14 July 2010

My right to sympathy

I was troubled to read that our PM has declared that we should have no sympathy for Raoul Moat, the alleged murderer who took his own life after leading the police on a merry dance. I can understand the fact that politicians live and die by the polls, and that sometimes they have to make simplistic populist statements, but I just can't agree with this one!
"There should be sympathy for his victims and the havoc he wreaked in that community.
"There should be no sympathy for him."  BBC News Website
I'm not condoning Raoul Moat's behaviour in any way. His alleged actions are completely abhorrent and sickening to me, but are we naive enough to think that it was as simple as 'bad people do bad things' and that 'bad people deserve no sympathy'? David Cameron is an intelligent man, and I struggle to believe he really thinks in such a simplistic way.

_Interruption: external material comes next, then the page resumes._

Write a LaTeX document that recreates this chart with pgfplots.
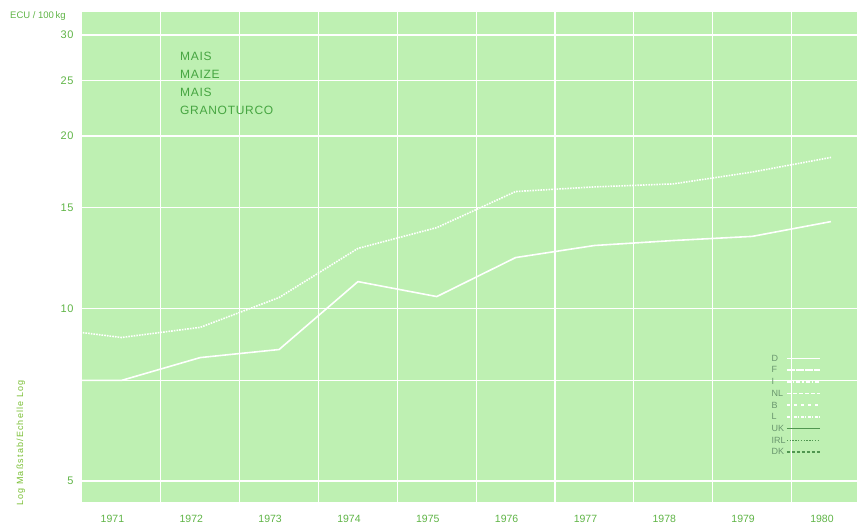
\documentclass[border=0pt]{standalone}
\usepackage{fontspec}
\setmainfont{Liberation Sans}
\usepackage{pgfplots}
\pgfplotsset{compat=1.18}
\definecolor{bg}{RGB}{190,240,178}
\definecolor{txt}{RGB}{70,165,65}
\definecolor{tick}{RGB}{95,180,70}
\definecolor{lab}{RGB}{120,190,50}
\definecolor{leg}{RGB}{105,150,110}
\definecolor{dk}{RGB}{80,150,80}
\begin{document}
\begin{tikzpicture}[x=1pt,y=1pt]
\path[use as bounding box] (0,0) rectangle (857,526);
\begin{axis}[
  at={(82pt,24pt)}, anchor=south west,
  scale only axis, width=775pt, height=490pt,
  xmin=1970.5, xmax=1980.33,
  ymode=log, ymin=4.595, ymax=32.92,
  axis background/.style={fill=bg},
  axis line style={draw=none},
  major tick length=0pt, minor tick length=0pt,
  xtick={1971,1972,1973,1974,1975,1976,1977,1978,1979,1980},
  xticklabels={1971,1972,1973,1974,1975,1976,1977,1978,1979,1980},
  minor xtick={1971.5,1972.5,1973.5,1974.5,1975.5,1976.5,1977.5,1978.5,1979.5},
  xminorgrids, xmajorgrids=false,
  ytick={5,10,15,20,25,30},
  yticklabels={5,10,15,20,25,30},
  ymajorgrids, yminorgrids=false,
  extra y ticks={7.5}, extra y tick labels={},
  extra y tick style={grid=major},
  major grid style={white, line width=1.2pt},
  minor grid style={white, line width=1.2pt},
  yticklabel style={font=\fontsize{11}{12}\selectfont\addfontfeatures{LetterSpace=6}, text=tick, xshift=-5pt},
  xticklabel style={font=\fontsize{10.5}{11}\selectfont, text=tick, xshift=-9pt, yshift=-10pt},
  legend plot pos=right,
  legend cell align=left,
  legend image code/.code={\draw[line width=1.6pt,#1] (0pt,0pt) -- (33pt,0pt);},
  legend style={at={(0.885,0.306)}, anchor=north west, draw=none, fill=none,
    font=\fontsize{9}{10}\selectfont, text=leg,
    nodes={inner sep=0.5pt, text height=6.5pt, text depth=1pt},
    row sep=3.2pt},
]
% upper series (dotted)
\addplot[forget plot, white, line width=1.6pt, dash pattern=on 1.6pt off 1.1pt] coordinates {
  (1970,9.26) (1971,8.90) (1972,9.27) (1973,10.45) (1974,12.73) (1975,13.84)
  (1976,16.0) (1977,16.3) (1978,16.5) (1979,17.3) (1980,18.35)};
% lower series (solid)
\addplot[forget plot, white, line width=1.6pt] coordinates {
  (1970,7.49) (1971,7.49) (1972,8.21) (1973,8.48) (1974,11.14) (1975,10.49)
  (1976,12.27) (1977,12.88) (1978,13.14) (1979,13.36) (1980,14.18)};
\addlegendimage{white, line width=1.6pt}
\addlegendentry{D}
\addlegendimage{white, line width=1.6pt, dash pattern=on 8pt off 1pt}
\addlegendentry{F}
\addlegendimage{white, line width=1.6pt, dash pattern=on 4pt off 2pt on 1.5pt off 2pt}
\addlegendentry{I}
\addlegendimage{white, line width=1.6pt, dash pattern=on 4pt off 2pt}
\addlegendentry{NL}
\addlegendimage{white, line width=1.6pt, dash pattern=on 3pt off 4pt}
\addlegendentry{B}
\addlegendimage{white, line width=1.6pt, dash pattern=on 3pt off 1.5pt on 1pt off 1.5pt}
\addlegendentry{L}
\addlegendimage{dk, line width=1.8pt}
\addlegendentry{UK}
\addlegendimage{dk, line width=1.6pt, dash pattern=on 1.4pt off 1.4pt}
\addlegendentry{IRL}
\addlegendimage{dk, line width=1.4pt, dash pattern=on 3pt off 2pt}
\addlegendentry{DK}
\end{axis}
\node[anchor=base west, inner sep=0, text=tick, font=\fontsize{9.5}{10}\selectfont] at (10,507) {ECU / 100\,kg};
\node[rotate=90, anchor=base west, inner sep=0, text=lab, font=\fontsize{9}{10}\selectfont\addfontfeatures{LetterSpace=13}] at (23,20) {Log Maßstab/Echelle Log};
\begin{scope}[every node/.style={anchor=base west, inner sep=0, text=txt, font=\fontsize{12}{14}\selectfont\addfontfeatures{LetterSpace=6}}]
\node at (180,465) {MAIS};
\node at (180,447) {MAIZE};
\node at (180,429) {MAIS};
\node at (180,411) {GRANOTURCO};
\end{scope}
\end{tikzpicture}
\end{document}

I also find it hard to believe that Cameron feels he has the right to instruct anyone else as to those with whom they should and shouldn't sympathise! For instance, what about the family and friends of Moat? Are they not allowed to sympathise with him and his situation? What about people who, for one reason or another, identify with Moat? Are they not allowed to sympathise?

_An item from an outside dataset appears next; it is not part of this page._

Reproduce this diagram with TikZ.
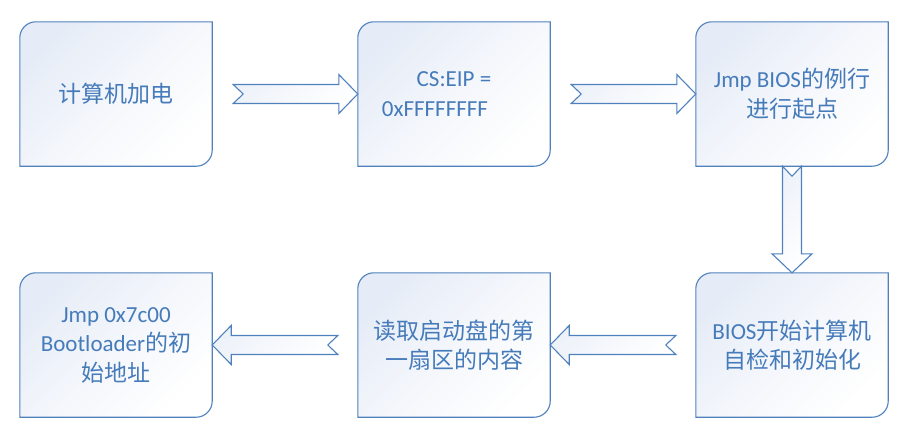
\documentclass[tikz,border=0pt]{standalone}
\usepackage{fontspec}
\setmainfont{Carlito}
\newfontfamily\cjk{Noto Sans CJK SC}
\usetikzlibrary{calc,backgrounds}
\definecolor{edgeblue}{RGB}{79,129,189}
\definecolor{txtblue}{RGB}{70,123,186}
\definecolor{fillblue}{RGB}{230,236,247}
\newcommand\boxpath[1]{\path[boxshape] (#1.south west) -- ([yshift=-16pt]#1.north west) arc[start angle=180,end angle=90,radius=16pt] -- (#1.north east) -- ([yshift=16pt]#1.south east) arc[start angle=0,end angle=-90,radius=16pt] -- cycle;}
\newcommand\rarrow[2]{\path[blockarrow] let \p1=(#1.east), \p2=(#2.west) in
 (\x1+21pt,\y1+9.5pt) -- (\x2-19pt,\y1+9.5pt) -- (\x2-19pt,\y1+19.5pt) -- (\x2,\y1) -- (\x2-19pt,\y1-19.5pt) -- (\x2-19pt,\y1-9.5pt) -- (\x1+21pt,\y1-9.5pt) -- (\x1+31pt,\y1) -- cycle;}
\newcommand\larrow[2]{\path[blockarrow] let \p1=(#1.west), \p2=(#2.east) in
 (\x1-20pt,\y1+9.5pt) -- (\x2+19pt,\y1+9.5pt) -- (\x2+19pt,\y1+19.5pt) -- (\x2,\y1) -- (\x2+19pt,\y1-19.5pt) -- (\x2+19pt,\y1-9.5pt) -- (\x1-20pt,\y1-9.5pt) -- (\x1-30pt,\y1) -- cycle;}
\newcommand\darrow[2]{\path[blockarrow] let \p1=(#1.south), \p2=(#2.north) in
 (\x1-9.5pt,\y1) -- (\x1-9.5pt,\y2+19pt) -- (\x1-20pt,\y2+19pt) -- (\x1,\y2) -- (\x1+20pt,\y2+19pt) -- (\x1+9.5pt,\y2+19pt) -- (\x1+9.5pt,\y1) -- (\x1,\y1-10pt) -- cycle;}
\begin{document}
\begin{tikzpicture}[x=1pt,y=1pt,
 box/.style={rectangle, inner sep=0pt, minimum width=192pt, minimum height=144pt, align=center, text=txtblue, font=\fontsize{23}{29.5}\selectfont},
 boxshape/.style={draw=edgeblue, line width=1.1pt, top color=fillblue, bottom color=white, middle color=white!55!fillblue, shading angle=45},
 blockarrow/.style={draw=edgeblue, line width=1.1pt, top color=fillblue!70, bottom color=white, shading angle=45, line join=miter}]
\useasboundingbox (0,0) rectangle (913,-440);
\node[box] (b1) at (116,-94) {{\cjk 计算机加电}};
\node[box] (b2) at (454,-94) {CS:EIP =\\0xFFFFFFFF\kern38pt};
\node[box] (b3) at (792,-94) {Jmp BIOS{\cjk 的例行}\\{\cjk 进行起点}};
\node[box] (b6) at (792,-345) {BIOS{\cjk 开始计算机}\\{\cjk 自检和初始化}};
\node[box] (b5) at (454,-345) {{\cjk 读取启动盘的第}\\{\cjk 一扇区的内容}};
\node[box] (b4) at (116,-345) {Jmp 0x7c00\\Bootloader{\cjk 的初}\\{\cjk 始地址}};
\begin{scope}[on background layer]
\boxpath{b1}\boxpath{b2}\boxpath{b3}\boxpath{b4}\boxpath{b5}\boxpath{b6}
\end{scope}
\rarrow{b1}{b2}
\rarrow{b2}{b3}
\darrow{b3}{b6}
\larrow{b6}{b5}
\larrow{b5}{b4}
\end{tikzpicture}
\end{document}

My point is that sympathy is something that is freely given from one human being to another, for personal and complex reasons. It is not the place of anyone to direct another's sense of sympathy to another. Especially an approval-seeking politician. I don't condone the Facebook groups and campaigns that have been launched in support of Moat. I think these may have been Cameron's intended target (he uses the phrase public sympathy), but in the quote above, he makes a rather sweeping statement. What I do promote is the right of the individual to feel sympathy for anyone they choose, regardless of David Cameron's opinion on the matter. It really is nothing to do with him or anyone else!